[start]

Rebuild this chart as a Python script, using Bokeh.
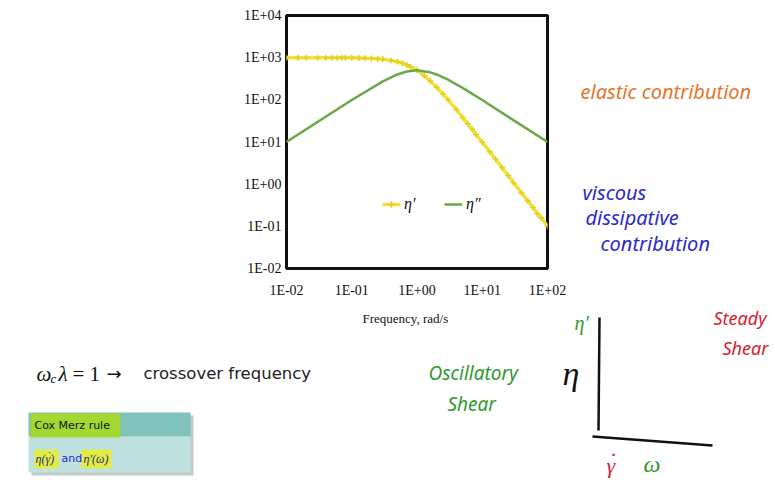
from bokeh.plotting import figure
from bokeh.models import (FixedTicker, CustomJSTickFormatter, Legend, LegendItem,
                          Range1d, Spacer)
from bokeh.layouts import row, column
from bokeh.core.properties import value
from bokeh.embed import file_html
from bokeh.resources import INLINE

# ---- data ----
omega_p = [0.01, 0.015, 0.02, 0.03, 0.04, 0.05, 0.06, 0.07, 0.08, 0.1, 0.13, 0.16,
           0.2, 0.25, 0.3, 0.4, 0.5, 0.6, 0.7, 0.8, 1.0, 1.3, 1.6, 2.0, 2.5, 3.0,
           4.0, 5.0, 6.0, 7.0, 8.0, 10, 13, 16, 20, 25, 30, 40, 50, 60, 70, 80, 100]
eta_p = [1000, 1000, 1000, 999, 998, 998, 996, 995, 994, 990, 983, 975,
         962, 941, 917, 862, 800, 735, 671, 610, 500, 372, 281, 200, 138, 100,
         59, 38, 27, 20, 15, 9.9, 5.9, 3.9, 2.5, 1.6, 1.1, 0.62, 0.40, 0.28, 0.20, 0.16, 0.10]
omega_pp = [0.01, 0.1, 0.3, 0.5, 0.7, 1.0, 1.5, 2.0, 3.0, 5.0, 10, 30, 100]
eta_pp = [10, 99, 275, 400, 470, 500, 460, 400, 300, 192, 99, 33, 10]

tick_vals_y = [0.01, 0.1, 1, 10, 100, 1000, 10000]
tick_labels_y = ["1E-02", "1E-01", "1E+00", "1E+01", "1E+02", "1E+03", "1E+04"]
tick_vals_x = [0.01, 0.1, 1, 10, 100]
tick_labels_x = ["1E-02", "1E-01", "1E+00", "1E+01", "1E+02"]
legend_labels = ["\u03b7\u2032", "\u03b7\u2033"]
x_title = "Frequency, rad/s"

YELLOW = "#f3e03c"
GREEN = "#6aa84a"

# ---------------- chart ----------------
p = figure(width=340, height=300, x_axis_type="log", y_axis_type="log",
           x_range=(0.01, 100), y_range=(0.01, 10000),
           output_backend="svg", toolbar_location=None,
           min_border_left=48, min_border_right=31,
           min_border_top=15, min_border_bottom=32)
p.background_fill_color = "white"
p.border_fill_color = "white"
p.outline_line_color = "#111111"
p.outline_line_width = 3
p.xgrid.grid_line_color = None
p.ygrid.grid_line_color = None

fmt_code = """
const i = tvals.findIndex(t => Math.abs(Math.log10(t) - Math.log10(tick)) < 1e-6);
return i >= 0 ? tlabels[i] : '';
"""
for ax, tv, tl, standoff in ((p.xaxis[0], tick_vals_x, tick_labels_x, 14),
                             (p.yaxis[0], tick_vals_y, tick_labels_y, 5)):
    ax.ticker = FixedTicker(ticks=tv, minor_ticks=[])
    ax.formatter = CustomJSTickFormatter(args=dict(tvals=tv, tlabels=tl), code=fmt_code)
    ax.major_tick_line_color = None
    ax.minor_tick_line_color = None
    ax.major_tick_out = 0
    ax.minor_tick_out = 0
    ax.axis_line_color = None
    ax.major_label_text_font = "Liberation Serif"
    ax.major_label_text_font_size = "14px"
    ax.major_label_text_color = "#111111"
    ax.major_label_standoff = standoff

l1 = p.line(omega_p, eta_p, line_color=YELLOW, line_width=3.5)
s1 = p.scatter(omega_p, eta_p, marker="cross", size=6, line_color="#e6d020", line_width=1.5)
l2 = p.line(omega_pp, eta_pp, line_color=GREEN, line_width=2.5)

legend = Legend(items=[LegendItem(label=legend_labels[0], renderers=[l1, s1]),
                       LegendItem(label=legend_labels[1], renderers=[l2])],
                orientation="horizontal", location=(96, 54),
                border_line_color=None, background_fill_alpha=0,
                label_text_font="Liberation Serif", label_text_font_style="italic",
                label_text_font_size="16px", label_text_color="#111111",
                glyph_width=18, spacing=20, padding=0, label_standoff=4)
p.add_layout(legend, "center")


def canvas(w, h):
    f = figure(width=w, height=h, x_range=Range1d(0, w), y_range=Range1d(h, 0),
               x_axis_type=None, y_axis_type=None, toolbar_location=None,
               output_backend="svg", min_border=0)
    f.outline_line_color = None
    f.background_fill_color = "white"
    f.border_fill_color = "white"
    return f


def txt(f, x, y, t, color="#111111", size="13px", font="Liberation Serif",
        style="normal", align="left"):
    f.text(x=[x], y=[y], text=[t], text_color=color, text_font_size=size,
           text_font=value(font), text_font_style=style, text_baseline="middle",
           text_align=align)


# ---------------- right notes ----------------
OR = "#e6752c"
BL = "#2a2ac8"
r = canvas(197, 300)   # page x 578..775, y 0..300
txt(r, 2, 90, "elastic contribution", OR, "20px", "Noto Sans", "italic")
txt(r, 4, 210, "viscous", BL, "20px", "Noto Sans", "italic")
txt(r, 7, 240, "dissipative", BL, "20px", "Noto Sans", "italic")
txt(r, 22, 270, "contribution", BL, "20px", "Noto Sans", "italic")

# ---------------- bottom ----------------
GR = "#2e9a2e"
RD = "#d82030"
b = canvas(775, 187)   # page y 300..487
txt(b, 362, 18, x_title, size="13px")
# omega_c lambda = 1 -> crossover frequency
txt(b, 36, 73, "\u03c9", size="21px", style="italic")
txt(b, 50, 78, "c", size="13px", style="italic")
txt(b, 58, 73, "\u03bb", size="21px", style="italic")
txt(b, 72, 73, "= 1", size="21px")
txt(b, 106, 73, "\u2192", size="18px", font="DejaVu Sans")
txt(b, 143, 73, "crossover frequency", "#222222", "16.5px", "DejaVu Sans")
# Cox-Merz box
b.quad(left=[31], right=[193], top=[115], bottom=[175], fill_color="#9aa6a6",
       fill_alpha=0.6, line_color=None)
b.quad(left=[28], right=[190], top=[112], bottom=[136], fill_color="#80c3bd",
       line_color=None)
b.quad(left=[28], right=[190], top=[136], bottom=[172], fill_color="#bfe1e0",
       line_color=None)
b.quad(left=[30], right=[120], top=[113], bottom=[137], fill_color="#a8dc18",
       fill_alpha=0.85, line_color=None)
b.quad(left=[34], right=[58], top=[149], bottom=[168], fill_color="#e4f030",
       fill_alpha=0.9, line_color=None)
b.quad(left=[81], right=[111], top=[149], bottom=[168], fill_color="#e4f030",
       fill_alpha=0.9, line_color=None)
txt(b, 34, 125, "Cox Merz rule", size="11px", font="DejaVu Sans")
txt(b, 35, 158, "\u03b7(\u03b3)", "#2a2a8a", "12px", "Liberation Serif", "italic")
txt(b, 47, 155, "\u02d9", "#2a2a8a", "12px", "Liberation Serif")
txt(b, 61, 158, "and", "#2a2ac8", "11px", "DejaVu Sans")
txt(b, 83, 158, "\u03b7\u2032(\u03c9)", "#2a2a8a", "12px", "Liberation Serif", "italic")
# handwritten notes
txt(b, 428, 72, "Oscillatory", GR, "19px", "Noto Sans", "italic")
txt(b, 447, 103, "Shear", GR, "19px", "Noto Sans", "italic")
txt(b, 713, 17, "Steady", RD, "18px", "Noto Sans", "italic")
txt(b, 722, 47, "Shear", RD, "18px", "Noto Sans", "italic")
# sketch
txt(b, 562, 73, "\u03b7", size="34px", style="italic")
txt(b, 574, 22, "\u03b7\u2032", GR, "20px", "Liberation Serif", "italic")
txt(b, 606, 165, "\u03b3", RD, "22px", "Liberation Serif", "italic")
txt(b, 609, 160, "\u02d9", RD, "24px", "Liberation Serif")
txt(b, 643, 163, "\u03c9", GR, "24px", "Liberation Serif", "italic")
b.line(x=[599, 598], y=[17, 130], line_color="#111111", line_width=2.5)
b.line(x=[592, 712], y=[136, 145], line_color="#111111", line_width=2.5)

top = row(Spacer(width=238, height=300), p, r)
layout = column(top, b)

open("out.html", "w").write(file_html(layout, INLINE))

[end]

=== Task instructions ===
Find all the lines containing "chart" in the material, then copy them.

=== Worked answer ===
Rebuild this chart as a Python script, using Bokeh.
# ---------------- chart ----------------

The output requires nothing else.